Russia dumped 84% of its American debt,” blared a July CNN headline. Russian central-bank head Elvira Nabiullina said the sales were just part of “diversifying the entire structure of currencies.” But with the U.S. dollar accounting for two-thirds of global foreign-exchange reserves and most (non-intra-eurozone) international trade, dumping this much dollar debt goes well beyond prudent diversification.
Many commentators have therefore speculated that the government was actually protecting itself against future U.S. economic attacks. “It looks like Russia was worried about sanctions and their ability to trade Treasuries,” said one head bond trader, “so they sold.”

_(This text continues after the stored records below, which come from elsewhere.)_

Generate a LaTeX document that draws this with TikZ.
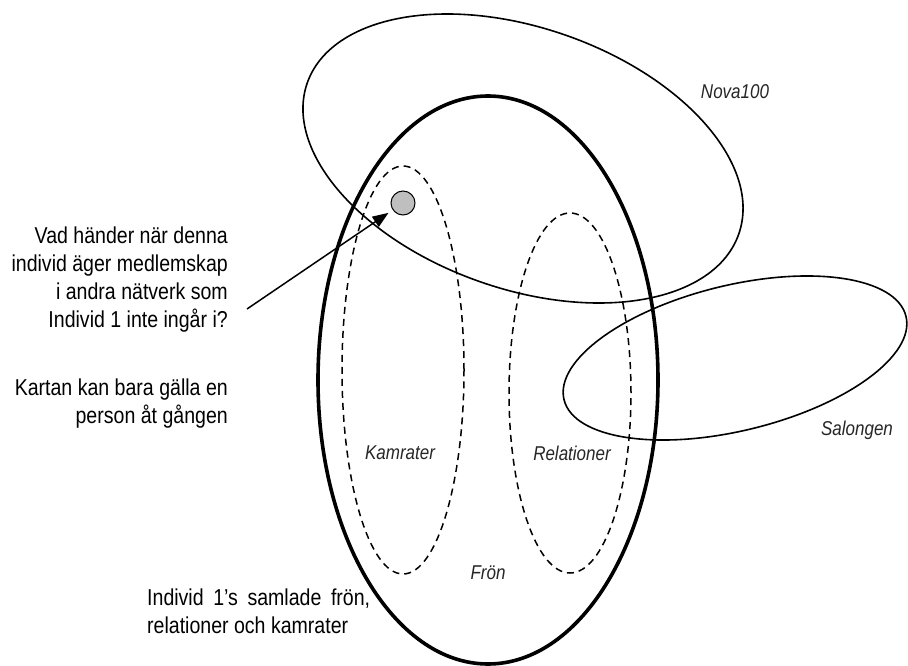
\documentclass[tikz,border=0pt]{standalone}
\usepackage{fontspec}
\setmainfont[FakeStretch=0.85]{Liberation Sans}
\usepackage{tikz}
\usetikzlibrary{arrows.meta}

\begin{document}
\begin{tikzpicture}[
    x=1pt, y=-1pt,
    >={Triangle[length=16pt, width=12pt]},
    natverk/.style={line width=1.6pt, black},
    delmangd/.style={line width=1.5pt, dash pattern=on 7pt off 5pt},
    etikett/.style={font=\fontsize{20}{24}\selectfont\itshape, text=black!85, inner sep=0pt},
    fritext/.style={font=\fontsize{23}{28}\selectfont, inner sep=0pt}
]

    \useasboundingbox (0,0) rectangle (908,666);

    % Nätverket Nova100
    \draw[
        natverk,
        rotate around={-19.3:(523,158.5)}
    ] (523,158.5) ellipse [x radius=228.6pt, y radius=130.5pt];

    % Individ 1
    \draw[
        line width=3.6pt,
        black
    ] (488,380) ellipse [x radius=170pt, y radius=284pt];

    % Kamrater och relationer
    \draw[delmangd] (403,370) ellipse [x radius=61pt, y radius=204pt];
    \draw[delmangd] (570,393) ellipse [x radius=61pt, y radius=180pt];

    % Salongen
    \draw[
        natverk,
        rotate around={13.7:(735,358)}
    ] (735,358) ellipse [x radius=176pt, y radius=72.7pt];

    % Individen
    \node[
        circle,
        draw,
        line width=1pt,
        fill=black!25,
        minimum size=24pt,
        inner sep=0pt
    ] (individ) at (403,203) {};

    % Texter
    \node[fritext, align=right, anchor=east] (fraga) at (228,280)
        {Vad händer när denna\\individ äger medlemskap\\i andra nätverk som\\Individ 1 inte ingår i?};
    \node[fritext, align=right, anchor=east] (karta) at (228,404)
        {Kartan kan bara gälla en\\person åt gången};
    \node[fritext, text width=223pt, align=justify, anchor=west] (samlade) at (147,611)
        {Individ 1's samlade frön,\linebreak relationer och kamrater};

    \node[etikett] (nova) at (735,92) {Nova100};
    \node[etikett] (salongen) at (857,430) {Salongen};
    \node[etikett] (kamrater) at (400,453) {Kamrater};
    \node[etikett] (relationer) at (572,453) {Relationer};
    \node[etikett] (fron) at (488,573) {Frön};

    % Pil mot individen
    \coordinate (pilstart) at (247,309);
    \draw[
        ->,
        line width=1.5pt,
        shorten >=5pt
    ] (pilstart) -- (individ);

\end{tikzpicture}
\end{document}
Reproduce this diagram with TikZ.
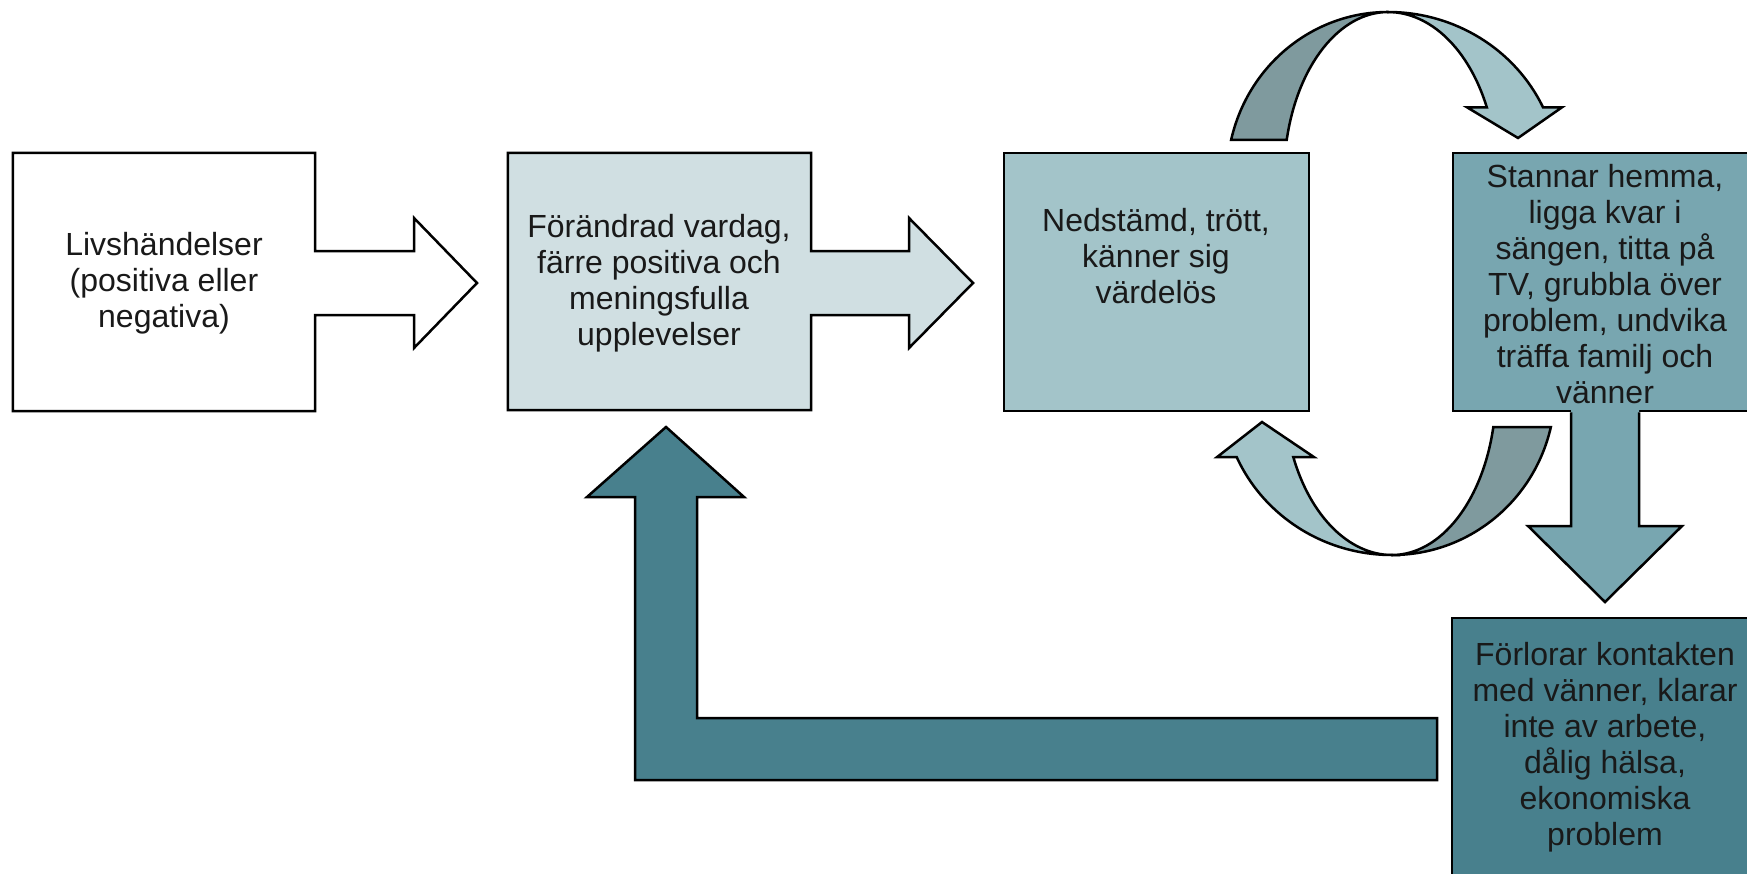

Still, the Russian central bank needs dollars, which it has always held mainly in the form highly liquid interest-bearing U.S. Treasuries, to stabilize the ruble through market intervention and to help its banks manage liquidity. Furthermore, Russian president Vladimir Putin has stated that “Russia is not rejecting the dollar” and is “not planning any sudden moves.” This doesn’t jibe with the media headlines.
We therefore decided to explore another possibility: that the headlines are just plain wrong, and that Russia has not sold anywhere near that many Treasuries.
Let us start with U.S. Treasury Department data on holdings of Treasury securities. These do indeed show an $81 billion (84 percent) plunge in Russian-held Treasury debt—from $96 billion in March to $15 billion in May. Other figures, however, suggest that Russia’s actual selloff was much smaller than this.
One indicator is Treasury Department data that track sales, between U.S. and foreign entities, of long-term Treasuries—the sole component of Russia’s Treasury holdings that has dropped since March. From March to May, these data show just $35 billion of Russian sales, as the middle bar in the left-hand box above indicates.